I should probably save a lot of what I'm thinking for a lecture somewhere a little further down the road, but since I find myself currently preoccupied with the cost of just about everything, I suppose I should jot down a few reminders for me and anyone else who happens to get in front of the rambling dissertation I'm about to let fly.
I thought when I was older that things would get easier. I would be more capable and resolute. I wouldn't have as many fears as I did back when I was not this old. I figured I would eventually understand everything and that same group of everything would come to me in simple, bite-size chunks that I would chew up and spit out. That hasn't turned out to be the case. Back when I had a small circle of friends, I could sometimes keep up with their demands, and I was aided and abetted by an external hard drive of memories called parents who would nudge me back on track when I needed it. Now I have a vast ocean of acquaintances and colleagues and partners in crime. I have trouble remembering them all, in part because there are more than there used to be and also because my brain is not as soft and absorbent as it used to be.

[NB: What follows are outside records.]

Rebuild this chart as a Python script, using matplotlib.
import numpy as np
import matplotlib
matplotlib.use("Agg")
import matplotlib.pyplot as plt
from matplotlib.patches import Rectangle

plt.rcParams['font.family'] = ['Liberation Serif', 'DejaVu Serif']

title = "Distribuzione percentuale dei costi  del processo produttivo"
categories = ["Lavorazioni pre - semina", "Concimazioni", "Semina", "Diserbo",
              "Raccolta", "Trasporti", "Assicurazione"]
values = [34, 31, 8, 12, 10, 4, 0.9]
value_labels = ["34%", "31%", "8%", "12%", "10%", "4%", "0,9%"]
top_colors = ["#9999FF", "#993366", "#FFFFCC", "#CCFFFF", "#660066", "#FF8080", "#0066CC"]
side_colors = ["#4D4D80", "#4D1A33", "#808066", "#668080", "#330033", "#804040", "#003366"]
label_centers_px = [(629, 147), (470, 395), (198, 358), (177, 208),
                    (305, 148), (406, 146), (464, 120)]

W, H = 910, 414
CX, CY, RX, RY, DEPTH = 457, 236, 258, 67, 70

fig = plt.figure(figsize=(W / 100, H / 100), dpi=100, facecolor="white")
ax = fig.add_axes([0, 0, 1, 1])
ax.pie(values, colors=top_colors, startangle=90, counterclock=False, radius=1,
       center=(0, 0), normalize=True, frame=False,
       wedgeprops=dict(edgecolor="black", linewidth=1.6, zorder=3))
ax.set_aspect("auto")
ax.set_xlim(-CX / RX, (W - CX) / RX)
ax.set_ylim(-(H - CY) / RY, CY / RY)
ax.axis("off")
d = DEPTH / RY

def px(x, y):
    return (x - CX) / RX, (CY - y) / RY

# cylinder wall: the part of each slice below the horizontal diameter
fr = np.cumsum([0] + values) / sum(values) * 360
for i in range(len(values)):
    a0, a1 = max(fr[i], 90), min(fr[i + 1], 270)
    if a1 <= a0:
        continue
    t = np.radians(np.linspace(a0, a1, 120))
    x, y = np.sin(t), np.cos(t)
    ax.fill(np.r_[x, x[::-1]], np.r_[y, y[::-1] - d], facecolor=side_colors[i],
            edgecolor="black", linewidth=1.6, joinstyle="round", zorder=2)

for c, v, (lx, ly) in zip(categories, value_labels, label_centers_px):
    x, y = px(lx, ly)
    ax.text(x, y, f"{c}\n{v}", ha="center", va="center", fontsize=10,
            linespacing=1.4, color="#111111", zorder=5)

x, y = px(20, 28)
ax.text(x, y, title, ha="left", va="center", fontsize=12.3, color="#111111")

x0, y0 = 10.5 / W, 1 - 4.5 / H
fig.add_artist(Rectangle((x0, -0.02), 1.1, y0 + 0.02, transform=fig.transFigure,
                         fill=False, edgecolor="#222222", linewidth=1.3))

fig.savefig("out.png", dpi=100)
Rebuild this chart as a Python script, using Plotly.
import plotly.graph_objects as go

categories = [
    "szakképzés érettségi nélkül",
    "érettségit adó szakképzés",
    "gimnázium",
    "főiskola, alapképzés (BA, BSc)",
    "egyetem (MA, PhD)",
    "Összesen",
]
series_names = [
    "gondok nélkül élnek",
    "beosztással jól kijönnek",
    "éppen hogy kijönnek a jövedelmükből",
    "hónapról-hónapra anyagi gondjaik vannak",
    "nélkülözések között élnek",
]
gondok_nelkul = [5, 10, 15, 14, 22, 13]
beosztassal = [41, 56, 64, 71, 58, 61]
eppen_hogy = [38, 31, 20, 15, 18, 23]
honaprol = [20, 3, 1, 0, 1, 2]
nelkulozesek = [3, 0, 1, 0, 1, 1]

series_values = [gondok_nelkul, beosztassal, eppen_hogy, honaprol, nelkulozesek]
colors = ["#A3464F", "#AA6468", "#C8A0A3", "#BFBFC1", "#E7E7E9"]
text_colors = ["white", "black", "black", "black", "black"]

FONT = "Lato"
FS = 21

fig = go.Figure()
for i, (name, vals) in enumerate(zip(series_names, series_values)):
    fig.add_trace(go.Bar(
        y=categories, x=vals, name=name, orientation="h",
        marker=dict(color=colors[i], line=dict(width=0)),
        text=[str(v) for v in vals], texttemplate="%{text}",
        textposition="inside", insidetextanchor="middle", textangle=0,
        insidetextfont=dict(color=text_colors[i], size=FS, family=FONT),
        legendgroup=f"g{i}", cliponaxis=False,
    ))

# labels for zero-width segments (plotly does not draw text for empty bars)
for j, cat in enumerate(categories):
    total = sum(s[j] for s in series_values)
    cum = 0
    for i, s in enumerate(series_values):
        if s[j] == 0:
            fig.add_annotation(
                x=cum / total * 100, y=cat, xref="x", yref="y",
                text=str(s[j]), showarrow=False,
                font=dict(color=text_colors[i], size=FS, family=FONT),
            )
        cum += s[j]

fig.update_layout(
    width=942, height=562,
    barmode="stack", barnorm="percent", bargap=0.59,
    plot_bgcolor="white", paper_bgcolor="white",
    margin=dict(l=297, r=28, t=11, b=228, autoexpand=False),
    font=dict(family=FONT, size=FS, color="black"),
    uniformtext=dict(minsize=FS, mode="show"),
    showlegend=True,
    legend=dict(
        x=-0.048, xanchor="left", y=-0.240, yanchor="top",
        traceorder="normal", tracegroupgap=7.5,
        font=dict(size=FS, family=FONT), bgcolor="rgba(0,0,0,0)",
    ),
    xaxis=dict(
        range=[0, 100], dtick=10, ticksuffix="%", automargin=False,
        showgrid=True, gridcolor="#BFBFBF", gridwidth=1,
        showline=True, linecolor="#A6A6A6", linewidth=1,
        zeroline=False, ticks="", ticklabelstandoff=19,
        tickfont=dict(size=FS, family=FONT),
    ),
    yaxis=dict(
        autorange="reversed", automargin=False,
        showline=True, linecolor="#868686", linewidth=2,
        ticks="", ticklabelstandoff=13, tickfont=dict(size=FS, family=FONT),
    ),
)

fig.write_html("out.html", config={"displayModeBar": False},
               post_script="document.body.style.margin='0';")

As much as I pride myself on my ability to recall arcane bits of pop culture, as well as the details of childhood and the adventure that it provided, I know there are faces and places and events that have now receded into the mist. There is precious little room on this drive.
But I remember college. I remember how free it felt. How inventive and clever I imagined myself to be each time I walked into yet another creative writing workshop. From that vantage point, I could imagine looking back on those formative years from my study, on the way to the next publisher's gala where I would be celebrated for my wit and seemingly endless productivity. Stories and images would flow from me via the Bic pen I used almost exclusively onto yellow legal pads that someone else would transcribe, turning all these great ideas into books and screenplays and the occasional memoir. I took courses like "The American Novel" not because I had a profound interest in the reading list outside of "Fear and Loathing In Las Vegas." I took enough film study courses that I saw a lifetime of movies before I ever worked in a video store.
And I never stopped to think about the cost.
Not until my parents got divorced, and suddenly that gravy train of higher education had to come to an end. I took my armload of credits to an academic counselor, after nearly six years without visiting such an office, and this helpful gentleman took those varied and sundry classes and wove a tapestry that became my creative writing degree. It could have been a double major, coupled with film, but that would have taken another year and a half and suddenly it was time for me to find my way out of this ivory tower and into the real world. I didn't have the time or the money, and so I was admonished not to take another English or film course, not a single one. Get one science and one history and get the heck out.
Which is what I did. Looking back, it would have been great for me to remember the name of that guy, the one who pasted together my bachelor's degree from six years of wandering in the woods of higher education. But I don't know. I don't have a strict accounting of the cost of that degree, but I am eternally grateful to my parents who paid for it. No outstanding loans. No debts. Just a head full of Hitchcock, Melville and the tiniest bit of Physics. For flavor. Forever.